• _GOAL_:
Skip the pictures. Set down, word for word, the lines from the start of the material up to and including the line with "ctx.save();".
** Start DATA SECTION **
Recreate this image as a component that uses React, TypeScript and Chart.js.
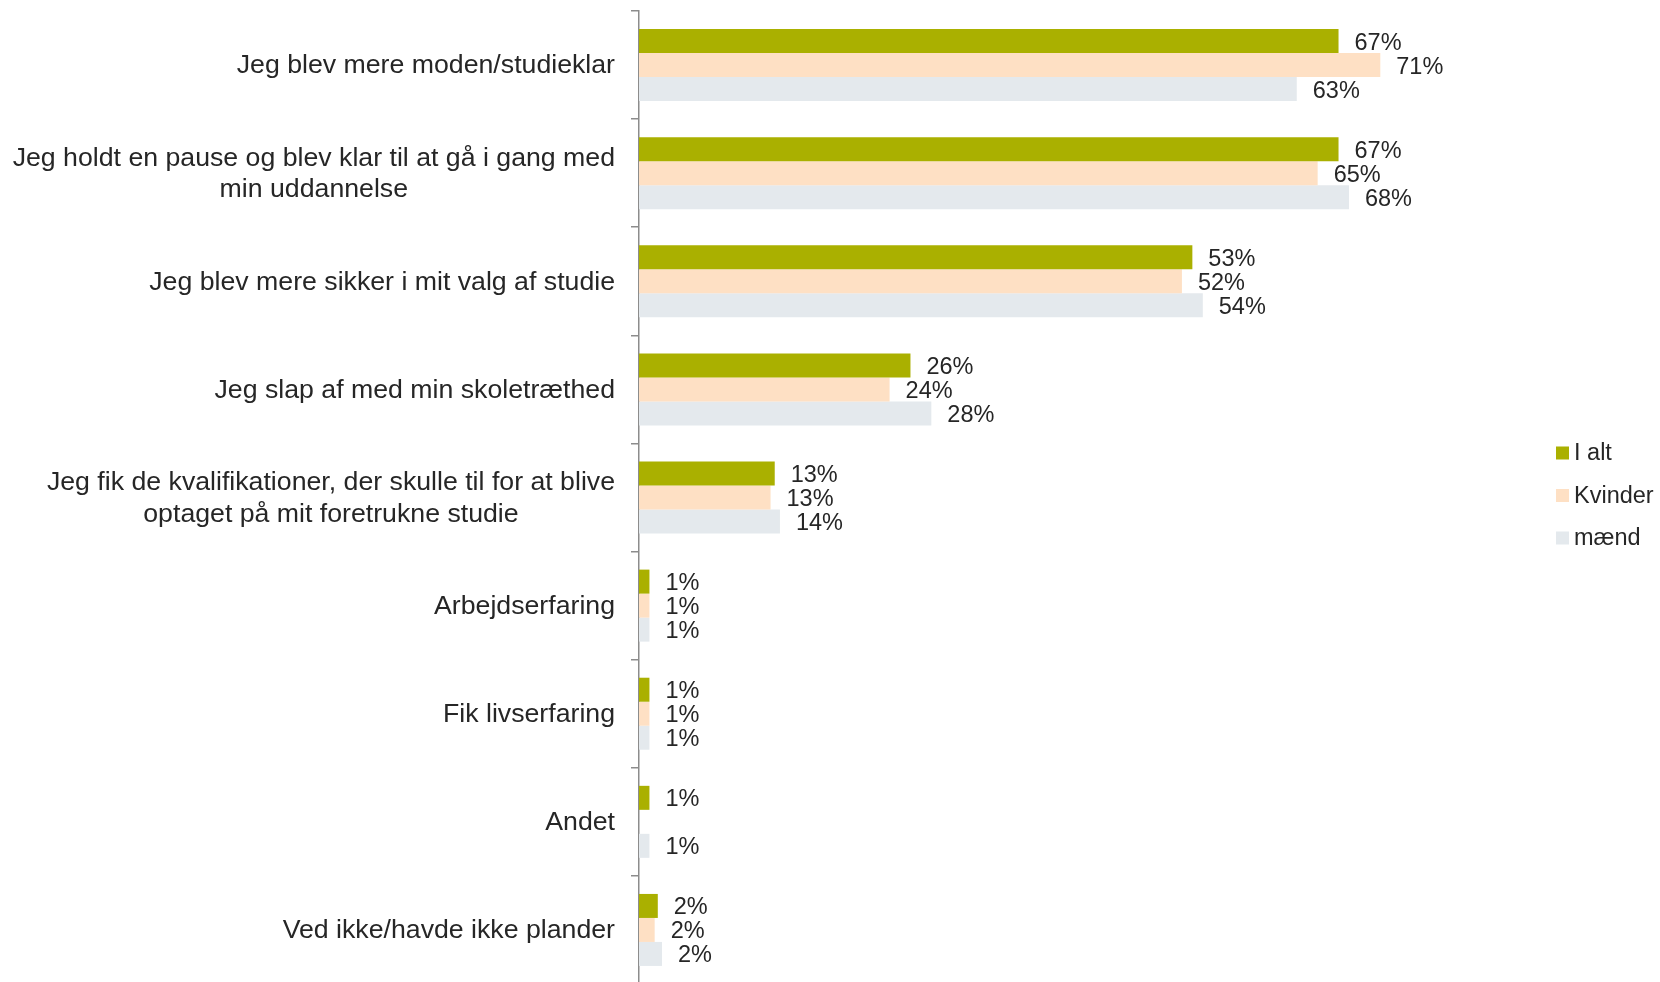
import React, { useEffect, useRef } from 'react';
import { Chart, registerables } from 'chart.js';

Chart.register(...registerables);

// Kategorier (linjeskift som i originalen)
const categories: (string | string[])[] = [
  'Jeg blev mere moden/studieklar',
  ['Jeg holdt en pause og blev klar til at gå i gang med', 'min uddannelse'],
  'Jeg blev mere sikker i mit valg af studie',
  'Jeg slap af med min skoletræthed',
  ['Jeg fik de kvalifikationer, der skulle til for at blive', 'optaget på mit foretrukne studie'],
  'Arbejdserfaring',
  'Fik livserfaring',
  'Andet',
  'Ved ikke/havde ikke plander',
];

const seriesNames = ['I alt', 'Kvinder', 'mænd'];
const ialt = [67, 67, 53, 26, 13, 1, 1, 1, 1.8];
const kvinder = [71, 65, 52, 24, 12.6, 1, 1, null, 1.5];
const maend = [63, 68, 54, 28, 13.5, 1, 1, 1, 2.2];

const colors = ['#aab000', '#fee0c4', '#e4e9ed'];
const FONT = "'Liberation Sans', Arial, sans-serif";
const TEXT = '#262626';

const labelsPlugin = {
  id: 'labelsPlugin',
  afterDraw(chart: any) {
    const ctx = chart.ctx;
    const yScale = chart.scales.y;
    const area = chart.chartArea;
    ctx.save();

    // kategoritekster, højrestillet blok med centrerede linjer
    ctx.font = `26.7px ${FONT}`;
    ctx.fillStyle = TEXT;
    ctx.textBaseline = 'middle';
    ctx.textAlign = 'center';
    const right = area.left - 24;
    const lineH = 31.8;
    categories.forEach((c, i) => {
      const lines = Array.isArray(c) ? c : [c];
      const widest = Math.max(...lines.map((l) => ctx.measureText(l).width));
      const cy = yScale.getPixelForValue(i) + 1;
      const x = right - widest / 2;
      lines.forEach((l, j) => {
        ctx.fillText(l, x, cy + (j - (lines.length - 1) / 2) * lineH);
      });
    });

    // dataetiketter
    ctx.font = `23.5px ${FONT}`;
    ctx.textAlign = 'left';
    chart.data.datasets.forEach((ds: any, di: number) => {
      const meta = chart.getDatasetMeta(di);
      meta.data.forEach((bar: any, i: number) => {
        const v = ds.data[i];
        if (v === null || v === undefined) return;
        ctx.fillText(Math.round(v) + '%', bar.x + 16, bar.y + 2);
      });
    });

    // forklaring
    ctx.font = `23.5px ${FONT}`;
    const mid = (area.top + area.bottom) / 2 - 2;
    seriesNames.forEach((name, i) => {
      const cy = mid + (i - 1) * 42.5;
      ctx.fillStyle = colors[i];
      ctx.fillRect(1556, cy - 6.5, 13, 13);
      ctx.fillStyle = TEXT;
      ctx.fillText(name, 1574, cy + 1);
    });
    ctx.restore();
  },
};

const App: React.FC = () => {
  const canvasRef = useRef<HTMLCanvasElement>(null);

  useEffect(() => {
    document.body.style.margin = '0';
    if (!canvasRef.current) return;
    const chart = new Chart(canvasRef.current, {
      type: 'bar',
      data: {
        labels: categories.map((c) => (Array.isArray(c) ? c.join(' ') : c)),
        datasets: [
          { label: seriesNames[0], data: ialt, backgroundColor: colors[0] },
          { label: seriesNames[1], data: kvinder, backgroundColor: colors[1] },
          { label: seriesNames[2], data: maend, backgroundColor: colors[2] },
        ],
      },
      options: {
        indexAxis: 'y',
        responsive: true,
        maintainAspectRatio: false,
        animation: false,
        layout: { padding: { top: 11, bottom: 6, left: 0, right: 192 } },
        datasets: {
          bar: { categoryPercentage: 0.666, barPercentage: 1.0, borderWidth: 0 },
        },
        plugins: {
          legend: { display: false },
          tooltip: { enabled: false },
        },
        scales: {
          x: { display: false, min: 0, max: 79.4 },
          y: {
            ticks: { display: false },
            grid: {
              offset: true,
              drawOnChartArea: false,
              drawTicks: true,
              tickLength: 8,
              color: '#8c8c8c',
              lineWidth: 1.5,
            },
            border: { display: true, color: '#8c8c8c', width: 1.5 },
            afterFit: (axis: any) => {
              axis.width = 639;
            },
          },
        },
      },
      plugins: [labelsPlugin],
    } as any);
    return () => chart.destroy();
  }, []);

  return (
    <div style={{ position: 'fixed', left: 0, top: 0, width: 1660, height: 982, overflow: 'hidden', background: '#fff' }}>
      <div style={{ width: 1660, height: 990 }}>
        <canvas ref={canvasRef}></canvas>
      </div>
    </div>
  );
};

export default App;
** End DATA SECTION **
• _SOLUTION TO THE PROBLEM_:
Recreate this image as a component that uses React, TypeScript and Chart.js.
import React, { useEffect, useRef } from 'react';
import { Chart, registerables } from 'chart.js';

Chart.register(...registerables);

// Kategorier (linjeskift som i originalen)
const categories: (string | string[])[] = [
  'Jeg blev mere moden/studieklar',
  ['Jeg holdt en pause og blev klar til at gå i gang med', 'min uddannelse'],
  'Jeg blev mere sikker i mit valg af studie',
  'Jeg slap af med min skoletræthed',
  ['Jeg fik de kvalifikationer, der skulle til for at blive', 'optaget på mit foretrukne studie'],
  'Arbejdserfaring',
  'Fik livserfaring',
  'Andet',
  'Ved ikke/havde ikke plander',
];

const seriesNames = ['I alt', 'Kvinder', 'mænd'];
const ialt = [67, 67, 53, 26, 13, 1, 1, 1, 1.8];
const kvinder = [71, 65, 52, 24, 12.6, 1, 1, null, 1.5];
const maend = [63, 68, 54, 28, 13.5, 1, 1, 1, 2.2];

const colors = ['#aab000', '#fee0c4', '#e4e9ed'];
const FONT = "'Liberation Sans', Arial, sans-serif";
const TEXT = '#262626';

const labelsPlugin = {
  id: 'labelsPlugin',
  afterDraw(chart: any) {
    const ctx = chart.ctx;
    const yScale = chart.scales.y;
    const area = chart.chartArea;
    ctx.save();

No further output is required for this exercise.